◆ **Work to be completed**
Include the line with "(memlbl) at (115,471)" and every line before it in the entries below, echoed exactly, but not the pictures.

◆ **Rows from a dataset**
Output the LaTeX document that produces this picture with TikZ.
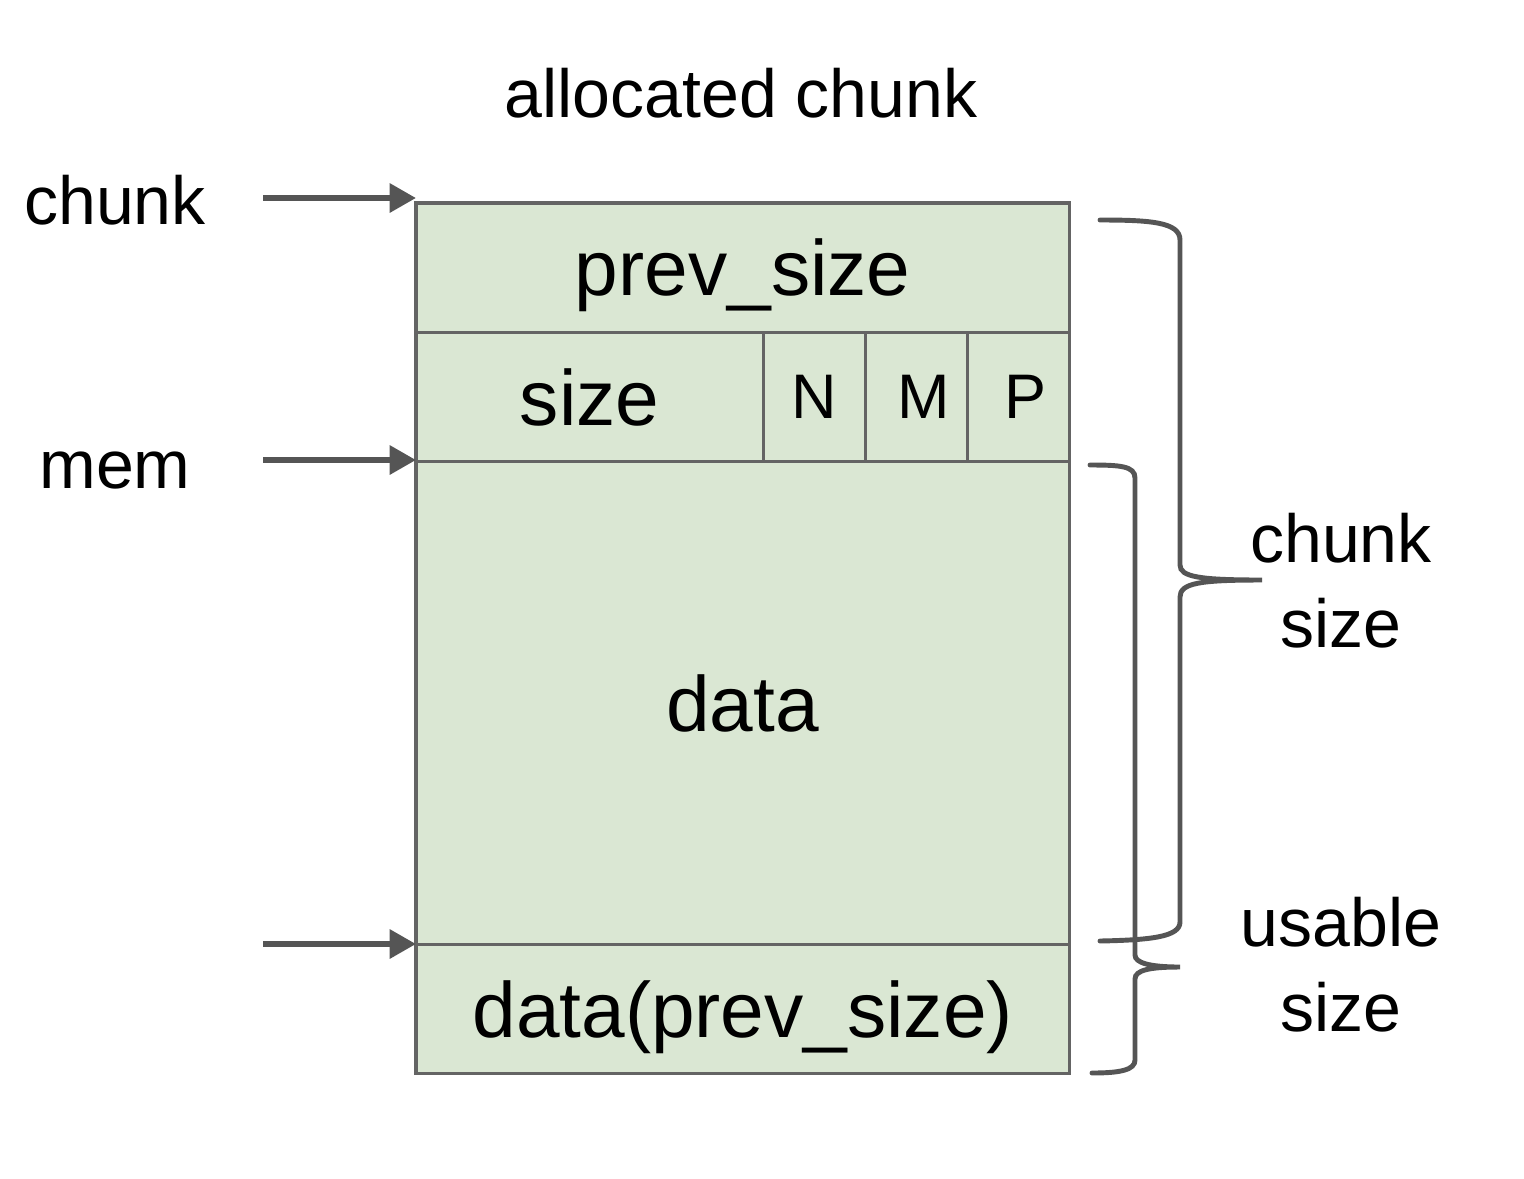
\documentclass[tikz,border=0pt]{standalone}
\usepackage{fontspec}
\setmainfont{Liberation Sans}
\usepackage{xcolor}
\usepackage{tikz}
\usetikzlibrary{arrows.meta, positioning}

\definecolor{cellgreen}{RGB}{218,231,211}
\definecolor{cellline}{RGB}{100,100,100}
\definecolor{ptrgray}{RGB}{85,85,85}

\begin{document}
\begin{tikzpicture}[x=0.01cm, y=-0.01cm,
        cell/.style={draw=cellline, fill=cellgreen, line width=0.9pt, inner sep=0pt, outer sep=0pt,
            minimum height=1.29cm, text depth=0pt, font=\fontsize{22.3}{26}\selectfont},
        bit/.style={cell, minimum width=1.02cm, font=\fontsize{17.9}{21}\selectfont},
        lbl/.style={font=\fontsize{19.35}{24.2}\selectfont, align=center},
        ptr/.style={draw=ptrgray, line width=1.7pt, -{Triangle[length=7.5pt, width=8pt]}},
        brace/.style={draw=ptrgray, line width=1.4pt, line cap=round}]
        \fill[white] (0,0) rectangle (1524,1178);

        \node[lbl] (title) at (741,93) {allocated chunk};
        \node[lbl] (chunklbl) at (115,200) {chunk};
        \node[lbl] (memlbl) at (115,471) {mem};

        \node[cell, minimum width=6.53cm, anchor=north west] (prevsize) at (416,203) {prev\_size};
        \node[cell, minimum width=3.47cm, anchor=north west] (sizecell) at (prevsize.south west) {size};
        \node[bit, right=0pt of sizecell] (nbit) {N};
        \node[bit, right=0pt of nbit] (mbit) {\hspace{4pt}M};
        \node[bit, right=0pt of mbit] (pbit) {\hspace{4pt}P};
        \node[cell, minimum width=6.53cm, minimum height=4.83cm, anchor=north west] (data) at (sizecell.south west) {data};
        \node[cell, minimum width=6.53cm, below=0pt of data] (prevdata) {data(prev\_size)};

        \node[lbl] (chunksize) at (1341,581) {chunk\\size};
        \node[lbl] (usablesize) at (1341,965) {usable\\size};

        \coordinate (chunkarr) at (263,198);
        \coordinate (memarr) at (263,460);
        \coordinate (endarr) at (263,944);

        \draw[ptr] (chunkarr) -- (chunkarr -| prevsize.west);
        \draw[ptr] (memarr) -- (memarr -| data.west);
        \draw[ptr] (endarr) -- (endarr -| prevdata.west);

        % chunk size brace
        \draw[brace] (1100,220) .. controls (1150,220) and (1180,222) .. (1180,240) -- (1180,565)
            .. controls (1180,577) and (1200,580) .. (1262,580)
            .. controls (1200,580) and (1180,583) .. (1180,597) -- (1180,922)
            .. controls (1180,937) and (1150,940) .. (1100,941);
        % usable size brace
        \draw[brace] (1090,465) .. controls (1120,465) and (1135,466) .. (1135,478) -- (1135,955)
            .. controls (1135,963) and (1150,967) .. (1180,967)
            .. controls (1150,967) and (1135,970) .. (1135,979) -- (1135,1060)
            .. controls (1135,1070) and (1120,1073) .. (1092,1073);
    \end{tikzpicture}
\end{document}
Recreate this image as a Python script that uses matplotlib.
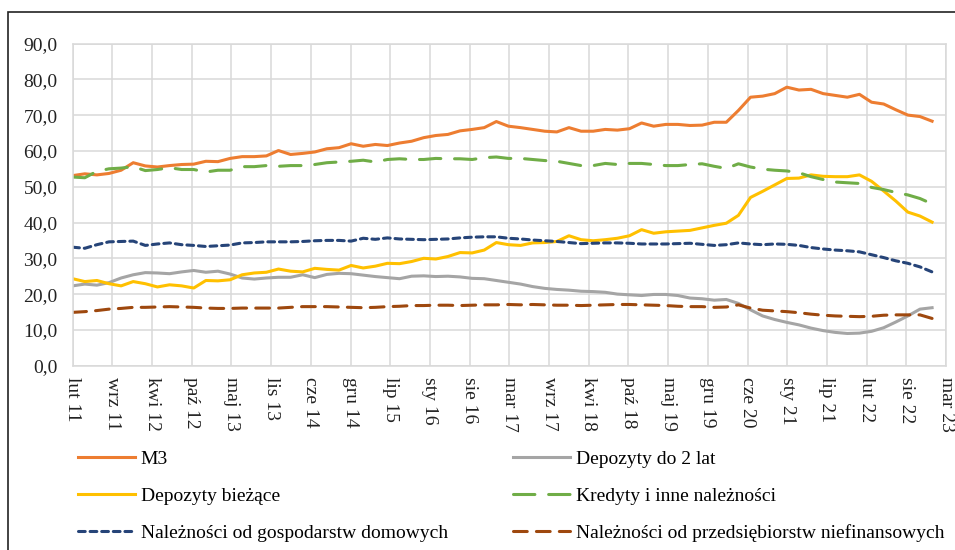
import numpy as np
import matplotlib
matplotlib.use('Agg')
import matplotlib.pyplot as plt
from matplotlib.patches import Rectangle

plt.rcParams['font.family'] = ['Liberation Serif', 'DejaVu Serif']

# months since lut 2011, sampled every second month
months = np.arange(0, 144, 2)

m3 = [53.1, 53.6, 53.3, 53.7, 54.6, 56.7, 55.8, 55.5, 55.9, 56.2, 56.3, 57.1,
      57.0, 57.9, 58.4, 58.4, 58.6, 60.1, 59.0, 59.3, 59.7, 60.6, 60.9, 62.0,
      61.3, 61.8, 61.5, 62.2, 62.7, 63.7, 64.3, 64.6, 65.6, 66.0, 66.5, 68.2,
      66.9, 66.5, 66.0, 65.5, 65.3, 66.5, 65.5, 65.5, 66.0, 65.8, 66.2, 67.8,
      66.9, 67.4, 67.4, 67.1, 67.2, 68.0, 68.0, 71.3, 75.0, 75.3, 76.0, 77.8,
      77.0, 77.2, 76.0, 75.5, 75.0, 75.8, 73.6, 73.1, 71.5, 70.0, 69.6, 68.3]

dep_2lat = [22.3, 22.8, 22.5, 23.2, 24.5, 25.4, 26.0, 25.9, 25.7, 26.2, 26.6, 26.1,
            26.4, 25.6, 24.5, 24.2, 24.5, 24.7, 24.7, 25.4, 24.6, 25.5, 25.8, 25.7,
            25.3, 24.9, 24.6, 24.3, 25.0, 25.1, 24.9, 25.0, 24.8, 24.4, 24.3, 23.8,
            23.3, 22.8, 22.1, 21.6, 21.3, 21.1, 20.8, 20.7, 20.5, 20.0, 19.8, 19.6,
            19.9, 19.9, 19.6, 18.9, 18.7, 18.3, 18.5, 17.4, 15.6, 13.9, 12.9, 12.1,
            11.4, 10.5, 9.8, 9.3, 9.0, 9.1, 9.6, 10.6, 12.2, 13.9, 15.8, 16.2]

dep_biez = [24.3, 23.5, 23.8, 22.9, 22.3, 23.5, 22.9, 22.0, 22.6, 22.3, 21.7, 23.8,
            23.7, 24.0, 25.4, 25.9, 26.1, 27.0, 26.4, 26.2, 27.2, 26.9, 26.7, 28.0,
            27.3, 27.8, 28.6, 28.5, 29.1, 30.0, 29.8, 30.5, 31.6, 31.5, 32.3, 34.4,
            33.8, 33.6, 34.3, 34.4, 34.7, 36.3, 35.2, 34.9, 35.2, 35.6, 36.3, 38.0,
            37.0, 37.4, 37.6, 37.8, 38.5, 39.2, 39.8, 42.0, 47.0, 48.7, 50.5, 52.3,
            52.4, 53.3, 52.9, 52.8, 52.8, 53.3, 51.5, 48.8, 46.0, 42.9, 41.8, 40.1]

kredyty = [52.7, 52.5, 54.3, 55.0, 55.2, 55.6, 54.5, 54.8, 55.3, 54.8, 54.8, 54.1,
           54.6, 54.6, 55.6, 55.6, 55.9, 55.7, 55.9, 55.9, 56.2, 56.7, 56.9, 57.1,
           57.4, 56.9, 57.6, 57.8, 57.6, 57.6, 57.9, 57.8, 57.8, 57.6, 58.1, 58.3,
           57.9, 57.9, 57.6, 57.3, 57.1, 56.5, 55.9, 55.9, 56.5, 56.2, 56.5, 56.5,
           56.2, 55.9, 55.9, 56.2, 56.4, 55.7, 55.1, 56.4, 55.5, 54.9, 54.6, 54.4,
           53.9, 52.8, 52.0, 51.3, 51.1, 50.9, 49.8, 49.2, 48.4, 47.7, 46.7, 45.2]

nal_gd = [33.1, 32.8, 33.8, 34.6, 34.7, 34.8, 33.6, 34.0, 34.3, 33.8, 33.6, 33.3,
          33.5, 33.7, 34.3, 34.4, 34.6, 34.6, 34.6, 34.7, 34.9, 35.0, 35.0, 34.8,
          35.6, 35.3, 35.7, 35.4, 35.3, 35.2, 35.3, 35.4, 35.7, 35.9, 36.0, 36.0,
          35.6, 35.4, 35.1, 34.9, 34.7, 34.4, 34.1, 34.2, 34.3, 34.3, 34.2, 34.0,
          34.0, 34.0, 34.1, 34.2, 33.9, 33.6, 33.8, 34.3, 34.0, 33.8, 34.0, 33.9,
          33.6, 33.0, 32.6, 32.3, 32.1, 31.8, 31.0, 30.2, 29.3, 28.6, 27.6, 26.2]

nal_przeds = [14.9, 15.1, 15.4, 15.8, 16.0, 16.3, 16.3, 16.4, 16.5, 16.4, 16.3, 16.1,
              16.0, 16.0, 16.1, 16.1, 16.1, 16.1, 16.3, 16.5, 16.5, 16.5, 16.4, 16.3,
              16.2, 16.3, 16.5, 16.6, 16.8, 16.8, 16.9, 16.9, 16.8, 16.9, 17.0, 17.0,
              17.1, 17.0, 17.1, 17.0, 16.9, 16.9, 16.8, 16.9, 17.0, 17.1, 17.1, 17.0,
              16.9, 16.8, 16.6, 16.5, 16.5, 16.3, 16.4, 17.0, 16.1, 15.5, 15.3, 15.1,
              14.8, 14.4, 14.1, 13.9, 13.8, 13.7, 13.8, 14.1, 14.2, 14.2, 14.2, 13.2]

tick_labels = ['lut 11', 'wrz 11', 'kwi 12', 'paź 12', 'maj 13', 'lis 13',
               'cze 14', 'gru 14', 'lip 15', 'sty 16', 'sie 16', 'mar 17',
               'wrz 17', 'kwi 18', 'paź 18', 'maj 19', 'gru 19', 'cze 20',
               'sty 21', 'lip 21', 'lut 22', 'sie 22', 'mar 23']
x_end = 144.3  # axis spans lut 11 .. mar 23 (in months)

fig = plt.figure(figsize=(9.55, 5.5), dpi=100)
W, H = 955, 550
ax = fig.add_axes([72.7 / W, 1 - 365.7 / H, (946 - 72.7) / W, (365.7 - 43.5) / H])

# outer chart border
fig.patches.append(Rectangle((8 / W, -0.05), 1.2, 1 - 12 / H + 0.05,
                             transform=fig.transFigure, fill=False,
                             edgecolor='#222222', lw=1.2))

lw = 2.2
ax.plot(months, m3, color='#ED7D31', lw=lw, label='M3')
ax.plot(months, dep_2lat, color='#A5A5A5', lw=lw, label='Depozyty do 2 lat')
ax.plot(months, dep_biez, color='#FFC000', lw=lw, label='Depozyty bieżące')
ax.plot(months, kredyty, color='#70AD47', lw=lw, dashes=(7, 4.5),
        dash_capstyle='round', label='Kredyty i inne należności')
ax.plot(months, nal_gd, color='#264478', lw=lw, dashes=(2.2, 1.6),
        dash_capstyle='round', label='Należności od gospodarstw domowych')
ax.plot(months, nal_przeds, color='#9E480E', lw=lw, dashes=(4.5, 3),
        dash_capstyle='round', label='Należności od przedsiębiorstw niefinansowych')

fs = 14
ax.set_xlim(0, x_end)
ax.set_ylim(0, 90)
ax.set_xticks(np.linspace(0, x_end, len(tick_labels)))
ax.set_xticklabels(tick_labels, rotation=-90, va='top', ha='center')
ax.set_yticks(np.arange(0, 91, 10))
ax.set_yticklabels([f'{v},0' for v in range(0, 91, 10)])
ax.tick_params(axis='both', length=0, labelsize=fs, colors='#222222')
ax.tick_params(axis='x', pad=8)
ax.tick_params(axis='y', pad=11)
ax.grid(True, color='#d9d9d9', lw=1.1)
ax.set_axisbelow(True)
for s in ax.spines.values():
    s.set_color('#d9d9d9')
    s.set_linewidth(1.1)

# legend in two columns, placed separately
handles, labels = ax.get_legend_handles_labels()
kw = dict(frameon=False, fontsize=fs, handlelength=2.95, handletextpad=0.28,
          labelspacing=1.0, borderpad=0, borderaxespad=0)
leg1 = fig.legend([handles[0], handles[2], handles[4]],
                  [labels[0], labels[2], labels[4]],
                  loc='upper left', bbox_to_anchor=(78 / W, 1 - 450 / H), **kw)
leg2 = fig.legend([handles[1], handles[3], handles[5]],
                  [labels[1], labels[3], labels[5]],
                  loc='upper left', bbox_to_anchor=(513 / W, 1 - 450 / H), **kw)

fig.savefig('out.png', dpi=100)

◆ **Problem solution**
Output the LaTeX document that produces this picture with TikZ.
\documentclass[tikz,border=0pt]{standalone}
\usepackage{fontspec}
\setmainfont{Liberation Sans}
\usepackage{xcolor}
\usepackage{tikz}
\usetikzlibrary{arrows.meta, positioning}

\definecolor{cellgreen}{RGB}{218,231,211}
\definecolor{cellline}{RGB}{100,100,100}
\definecolor{ptrgray}{RGB}{85,85,85}

\begin{document}
\begin{tikzpicture}[x=0.01cm, y=-0.01cm,
        cell/.style={draw=cellline, fill=cellgreen, line width=0.9pt, inner sep=0pt, outer sep=0pt,
            minimum height=1.29cm, text depth=0pt, font=\fontsize{22.3}{26}\selectfont},
        bit/.style={cell, minimum width=1.02cm, font=\fontsize{17.9}{21}\selectfont},
        lbl/.style={font=\fontsize{19.35}{24.2}\selectfont, align=center},
        ptr/.style={draw=ptrgray, line width=1.7pt, -{Triangle[length=7.5pt, width=8pt]}},
        brace/.style={draw=ptrgray, line width=1.4pt, line cap=round}]
        \fill[white] (0,0) rectangle (1524,1178);

        \node[lbl] (title) at (741,93) {allocated chunk};
        \node[lbl] (chunklbl) at (115,200) {chunk};
        \node[lbl] (memlbl) at (115,471) {mem};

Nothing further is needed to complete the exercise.